Le sfide del futuro
Tra le molte sfide che attendono l’Unione nei prossimi anni a mio avviso una prevale e le riassume tutte. Come assicurare oggi e in futuro la presenza viva di una pluralità di comunità ebraiche in Italia, profondamente radicate nel territorio?
La sfida è ambiziosa: declino demografico, invecchiamento della popolazione, matrimoni misti e famiglie allargate, aliot, insufficiente copertura dei ruoli rabbinici, sono solo alcune delle cause che rendono via via più complesso (e costoso) assicurare i servizi ebraici essenziali, specie nelle piccole comunità.
A questo si aggiunge la difficoltà generale del sistema paese Italia che porta molti giovani e famiglie a considerare il loro futuro all’estero, indipendentemente dalla scelta sionista.
Che fare allora? Rassegnarsi ad avere due grossi centri e qualche “satellite”? Incoraggiare, come qualcuno propone, una alià di massa o, magari, il trasferimento del patrimonio culturale ebraico (libri, arredi, sefarim) verso lidi più sicuri in Eretz Israel?

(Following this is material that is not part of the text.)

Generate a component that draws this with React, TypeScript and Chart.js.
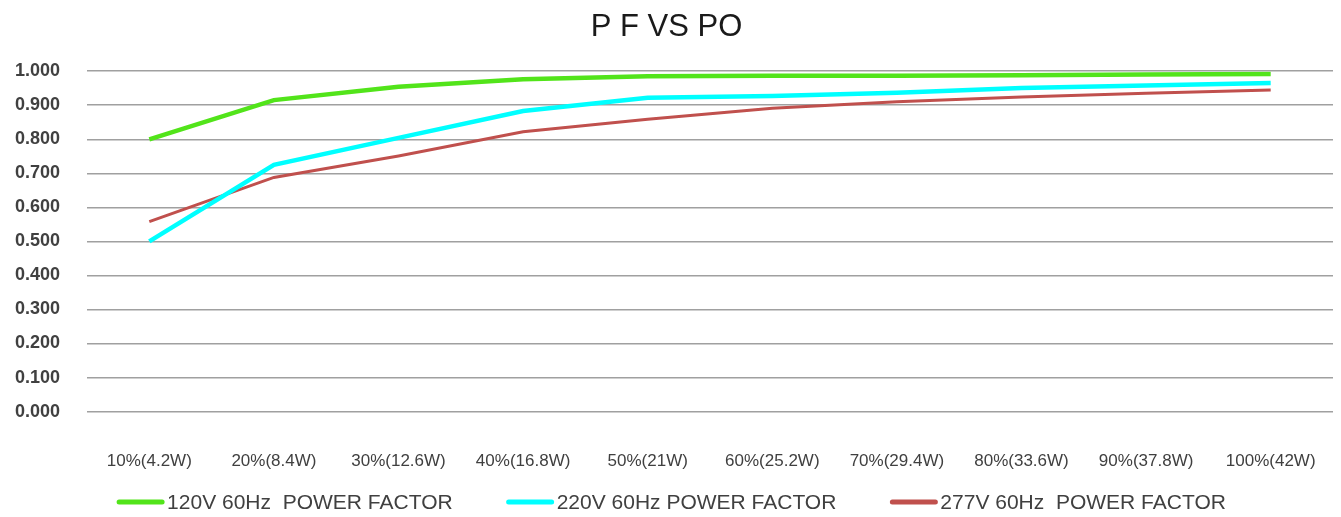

Questa visione, in apparenza dettata da realpolitik, trascura il fatto che le Comunità non sono solo “enti” ma gruppi di persone che si riconoscono legate da una storia e da un destino comune. Senza contare il fatto che oggi, ben più che nel passato, Israele ha bisogno di una diaspora forte, che sia il proprio naturale interlocutore nei paesi europei, sotto shock per le nuove ondate migratorie, prevalentemente islamiche.
D’altra parte mai come oggi si assiste a uno straordinario sviluppo di iniziative ebraiche in tutti campi: studio e cultura, educazione, occasioni di incontro per giovani o anziani, informazione, sport, assistenza sociale. Solo per restare all’ambito strettamente religioso pensiamo a due fatti, di proporzioni diverse, ma egualmente straordinari: il monumentale progetto in corso di traduzione italiana del Talmud e il recente restauro del più antico Sefer Torà italiano riportato al suo uso naturale nel tempio di Biella. E che dire poi degli ebrei “ritrovati” grazie al Progetto Meridione promosso dall’Ucei?
In futuro dovremo certo adattarci a un nuovo ebraismo italiano, a comunità più liquide e a più alta mobilità, che possano sfruttare le opportunità messe a disposizione dalle nuove tecnologie per avvicinare gli ebrei tra loro e condividere risorse e maestri. Dovremo cercare di raggiungere i singoli e le famiglie là dove si trovano, facendo leva sulle Comunità, che sono le formazioni tradizionali in cui si articola l’ebraismo italiano.
In questa prospettiva l’Unione non deve diventare un organismo di conciliazione tra diversi particolarismi più o meno egoistici, ma favorire e sviluppare solidarietà e sussidiarietà tra le Comunità in ogni campo: da quello fiscale-contributivo (proporzionato alle disponibilità e alle necessità) alla creazione di network professionali per la condivisione di competenze ed esperienze; all’ambito educativo, sociale e religioso, centralizzando dove possibile i servizi, ma rispettando l’autonomia operativa e patrimoniale delle singole comunità. Da un simile atteggiamento molto può tornare in arricchimento anche alle comunità maggiori. E questo richiede un nuovo patto tra le Comunità, per una rinnovata fase di crescita dell’ebraismo italiano.
Solo così si potranno condividere le priorità, da tradurre in precise scelte politiche, per investire le risorse a disposizione.